As for the Cubs, already ranking just 11th in the league in runs scored while harboring hopes they’ll get in gear for the stretch run, they had put up a 12-6 record against opposing lefties before this game. Now they might reasonably wonder if their offense will ever sync up, let alone be able to take down top southpaws down the stretch. What better solution than to trade for the guy?
2. Alex Rodriguez, New York Yankees: Three homers in Target Field? I mean, sure, Tommy Milone is fairly vincible, but for a man at his age -- let alone somebody written off by many before the season -- that’s a huge day against major league pitching in a park that’s fairly neutral for right-handed power. Rock on, A-Rod; this might be the best heel-to-face turn since Stone Cold Steve Austin.
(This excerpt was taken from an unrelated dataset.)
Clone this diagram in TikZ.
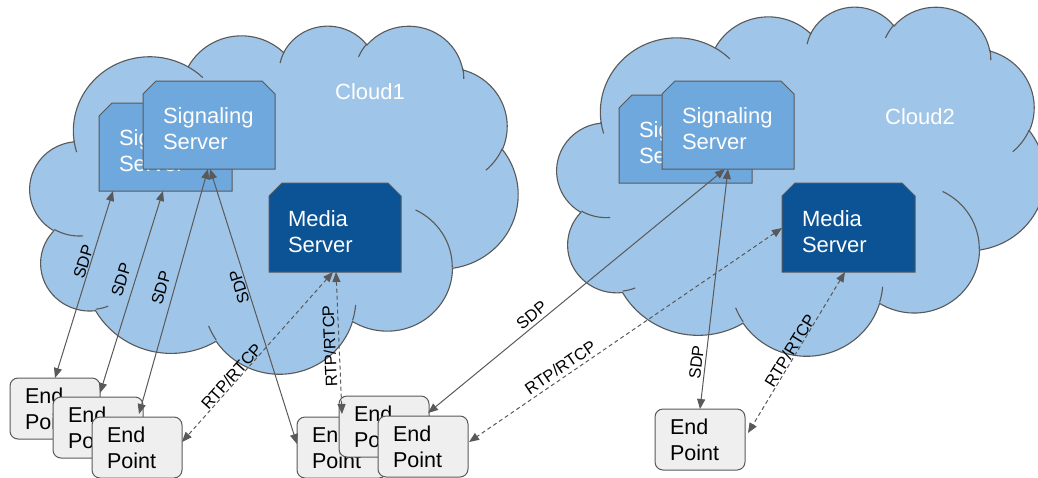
\documentclass[tikz,border=0pt]{standalone}
\usepackage{fontspec}
\setmainfont{Liberation Sans}
\usetikzlibrary{arrows.meta,calc}
\definecolor{cloudfill}{HTML}{9FC5E8}
\definecolor{ssfill}{HTML}{6FA8DC}
\definecolor{msfill}{HTML}{0B5394}
\definecolor{epfill}{HTML}{EFEFEF}
\definecolor{edge}{HTML}{595959}
\newcommand\bigfont{\fontsize{22}{26}\selectfont}
\newcommand\epfont{\fontsize{21.5}{26}\selectfont}
\newcommand\labfont{\fontsize{16.5}{19}\selectfont}
% cloud (Office preset geometry, path units in thousands of 43200)
\def\cldX{0}\def\cldY{0}\def\cldW{1}\def\cldH{1}
\newcommand\cldpt[2]{\pgfpoint{\cldX pt+#1pt/43.2*\cldW}{-\cldY pt-#2pt/43.2*\cldH}}
\newcommand\cldarc[4]{%
  \pgfmathsetmacro\cldts{atan2(#1*sin(#3),#2*cos(#3))}%
  \pgfmathsetmacro\cldtf{atan2(#1*sin(#3+#4),#2*cos(#3+#4))}%
  \pgfmathsetmacro\cldte{\cldtf+360*(#4>0)*(\cldtf<\cldts)-360*(#4<0)*(\cldtf>\cldts)}%
  \pgfmathsetmacro\cldrx{#1/43.2*\cldW}%
  \pgfmathsetmacro\cldry{#2/43.2*\cldH}%
  \pgfmathsetmacro\cldsa{-1*(\cldts)}%
  \pgfmathsetmacro\cldea{-1*(\cldte)}%
  \pgfpatharc{\cldsa}{\cldea}{\cldrx pt and \cldry pt}}
\newcommand\drawcloud[4]{%
  \def\cldX{#1}\def\cldY{#2}\def\cldW{#3}\def\cldH{#4}%
  \begin{pgfscope}
  \pgfsetlinewidth{1.1pt}\pgfsetstrokecolor{edge}\pgfsetfillcolor{cloudfill}%
  \pgfpathmoveto{\cldpt{3.900}{14.370}}%
  \cldarc{6.753}{9.190}{-190.4875}{123.7805}%
  \cldarc{5.333}{7.267}{-144.1024}{89.9452}%
  \cldarc{4.365}{5.945}{-145.8079}{99.7230}%
  \cldarc{4.857}{6.595}{-130.9861}{117.2417}%
  \cldarc{5.333}{7.273}{-78.7089}{109.0269}%
  \cldarc{6.775}{9.220}{-46.2673}{130.2690}%
  \cldarc{5.785}{7.867}{0.6250}{114.0333}%
  \cldarc{6.752}{9.215}{22.4516}{115.1726}%
  \cldarc{7.720}{10.543}{66.2426}{75.7110}%
  \cldarc{4.360}{5.918}{-274.9421}{146.7356}%
  \cldarc{4.345}{5.945}{-246.8285}{152.5189}%
  \pgfpathclose
  \pgfusepath{fill,stroke}%
  \pgfpathmoveto{\cldpt{4.693}{26.177}}\cldarc{4.345}{5.945}{86.7420}{26.4295}%
  \pgfpathmoveto{\cldpt{6.928}{34.899}}\cldarc{4.360}{5.918}{73.6105}{11.4475}%
  \pgfpathmoveto{\cldpt{16.478}{39.090}}\cldarc{6.752}{9.215}{137.6242}{14.0811}%
  \pgfpathmoveto{\cldpt{28.827}{34.751}}\cldarc{6.752}{9.215}{6.4533}{15.9984}%
  \pgfpathmoveto{\cldpt{34.129}{22.954}}\cldarc{5.785}{7.867}{-70.2924}{70.9174}%
  \pgfpathmoveto{\cldpt{41.798}{15.354}}\cldarc{5.333}{7.273}{30.3180}{27.7515}%
  \pgfpathmoveto{\cldpt{38.324}{5.426}}\cldarc{4.857}{6.595}{-13.7443}{14.8589}%
  \pgfpathmoveto{\cldpt{29.078}{3.952}}\cldarc{4.857}{6.595}{-149.1815}{18.1954}%
  \pgfpathmoveto{\cldpt{22.141}{4.720}}\cldarc{4.365}{5.945}{-163.4943}{17.6864}%
  \pgfpathmoveto{\cldpt{14.000}{5.192}}\cldarc{6.753}{9.190}{-66.7070}{12.3194}%
  \pgfpathmoveto{\cldpt{4.127}{15.789}}\cldarc{6.753}{9.190}{157.6544}{11.8582}%
  \pgfusepath{stroke}%
  \end{pgfscope}}
% snipped-corner box outline: x y w h fill (image coordinates, top-left)
\newcommand\snipbox[5]{\filldraw[fill=#5, draw=edge, line width=1pt]
  (#1,-#2-#4) -- (#1,-#2-13) -- (#1+13,-#2) -- (#1+#3-13,-#2) -- (#1+#3,-#2-13) -- (#1+#3,-#2-#4) -- cycle;}
\begin{document}
\begin{tikzpicture}[x=1pt,y=1pt,
  srv/.style={anchor=north west, draw=none, outer sep=0pt, inner xsep=20pt, inner ysep=0pt,
    text width=93pt, align=left, text=white, font=\bigfont},
  ep/.style={anchor=north west, draw=edge, fill=epfill, line width=1pt, rounded corners=8pt,
    outer sep=0pt, minimum height=61pt, inner xsep=15pt, inner ysep=0pt, text width=60pt,
    align=left, font=\epfont, text=black},
  cloudtxt/.style={anchor=base west, inner sep=0pt, text=white, font=\bigfont},
  conn/.style={draw=edge, line width=1pt, >={Triangle[length=10pt,width=8pt]}, <->},
  dconn/.style={conn, dash pattern=on 4pt off 3pt},
  lab/.style={font=\labfont, anchor=south, text=black}]
\useasboundingbox (0,0) rectangle (1038,-477);
% clouds
\drawcloud{30}{25}{488}{348}
\drawcloud{557}{6}{488}{349}
\node[cloudtxt] (c1) at (335,-99) {Cloud1};
\node[cloudtxt] (c2) at (885,-124) {Cloud2};
% cloud 1 servers
\snipbox{99}{103}{133}{88}{ssfill}
\node[srv, minimum height=88pt] (ss1b) at (99,-103) {\rule{0pt}{24pt}Signaling\\Server};
\snipbox{143}{81}{132}{88}{ssfill}
\node[srv, minimum height=88pt, text width=92pt] (ss1f) at (143,-81) {\rule{0pt}{24pt}Signaling\\Server};
\snipbox{269}{183}{132}{89}{msfill}
\node[srv, minimum height=89pt, inner xsep=19pt, text width=94pt] (ms1) at (269,-183) {\rule{0pt}{25pt}Media\\Server};
% cloud 2 servers
\snipbox{619}{95}{133}{88}{ssfill}
\node[srv, minimum height=88pt] (ss2b) at (619,-95) {\rule{0pt}{24pt}Signaling\\Server};
\snipbox{662}{81}{132}{88}{ssfill}
\node[srv, minimum height=88pt, text width=92pt] (ss2f) at (662,-81) {\rule{0pt}{24pt}Signaling\\Server};
\snipbox{782}{183}{133}{89}{msfill}
\node[srv, minimum height=89pt] (ms2) at (782,-183) {\rule{0pt}{25pt}Media\\Server};
% end points
\node[ep] (ep1a) at (10,-378) {End\\Point};
\node[ep] (ep1b) at (53,-397) {End\\Point};
\node[ep] (ep1c) at (92,-417) {End\\Point};
\node[ep] (ep2a) at (297,-417) {End\\Point};
\node[ep] (ep2b) at (339,-396) {End\\Point};
\node[ep] (ep2c) at (378,-416) {End\\Point};
\node[ep] (ep3) at (655,-409) {End\\Point};
% connectors
\draw[conn] ([xshift=14pt]ss1b.south west) -- node[lab,pos=.39,rotate=72.7,inner sep=1pt] (l1) {SDP} ([xshift=45pt]ep1a.north west);
\draw[conn] ([xshift=64pt]ss1b.south west) -- node[lab,pos=.46,rotate=72.8,inner sep=7pt] (l2) {SDP} ([yshift=-15pt]ep1a.north east);
\draw[conn] ([xshift=65pt]ss1f.south west) -- node[lab,pos=.5,rotate=74,inner sep=6.5pt] (l3) {SDP} ([xshift=-4pt,yshift=-17pt]ep1b.north east);
\draw[conn] ([xshift=67pt]ss1f.south west) -- node[lab,pos=.42,rotate=107.4,inner sep=1.2pt] (l4) {SDP} ([yshift=-27pt]ep2a.north west);
\draw[dconn] ([xshift=64pt]ms1.south west) -- node[lab,pos=.64,rotate=48.2,inner sep=0pt] (l5) {RTP/RTCP} ([yshift=-25pt]ep1c.north east);
\draw[dconn] ([xshift=67pt]ms1.south west) -- node[lab,pos=.52,rotate=92.5,inner sep=3pt] (l6) {RTP/RTCP} ([xshift=45pt,yshift=3pt]ep2a.north west);
\draw[conn] ([xshift=63pt]ss2f.south west) -- node[lab,pos=.63,rotate=39.3,inner sep=3.5pt] (l7) {SDP} ([xshift=-1pt,yshift=-17pt]ep2b.north east);
\draw[conn] ([xshift=66pt]ss2f.south west) -- node[lab,pos=.81,rotate=83.3,inner sep=2.5pt] (l8) {SDP} ([xshift=45pt]ep3.north west);
\draw[dconn] ([yshift=-45pt]ms2.north west) -- node[lab,pos=.69,rotate=34.5,inner sep=3.5pt] (l9) {RTP/RTCP} ([xshift=1pt,yshift=-26pt]ep2c.north east);
\draw[dconn] ([xshift=63pt]ms2.south west) -- node[lab,pos=.51,rotate=58.5,inner sep=0pt] (l10) {RTP/RTCP} ([xshift=3pt,yshift=-24pt]ep3.north east);
\end{tikzpicture}
\end{document}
3. Carlos Martinez, St. Louis Cardinals: Speaking of people pegged for a second-half fade, Martinez threw eight complete shutout innings against the Braves for the first time in his big-league career to beat the reliably luckless Shelby Miller in a 1-0 duel. The game’s clock might be measured in innings, but it’s better to remember he needed just 93 pitches to deliver his eight frames. He may still be under 24 years old, but the Cardinals may be reaping the benefit of carefully managing his workload in past seasons.
The other cool thing from this game was seeing Randy Choate, somebody else who will be 40 before this season is over, log his first save since 2012. That was happy circumstance, facing a pair of lefty batters sure not to get lifted in Nick Markakis and A.J. Pierzynski, and inducing the game-ending double play after giving up the single to Markakis.
4. Johnny Cueto, Cincinnati Reds: Hamels gets the headlines for what he did with the trade deadline nearing, but Cueto did himself a big favor as well, throwing eight shutout innings at Coors Field to beat the Rockies in what might be his last start with his team. He didn’t face a Sunday lineup doing it, either, as the Rockies had Tulo, CarGo and Arenado all contributing to Cueto’s eight-pack of zeroes.
5. Madison Bumgarner, San Francisco Giants: MadBum didn’t just beat the A’s 2-1, he added Chris Bassitt to his list of victims -- a list that includes Clayton Kershaw and Zack Greinke -- while hitting his ninth career homer and seventh at AT&T Park.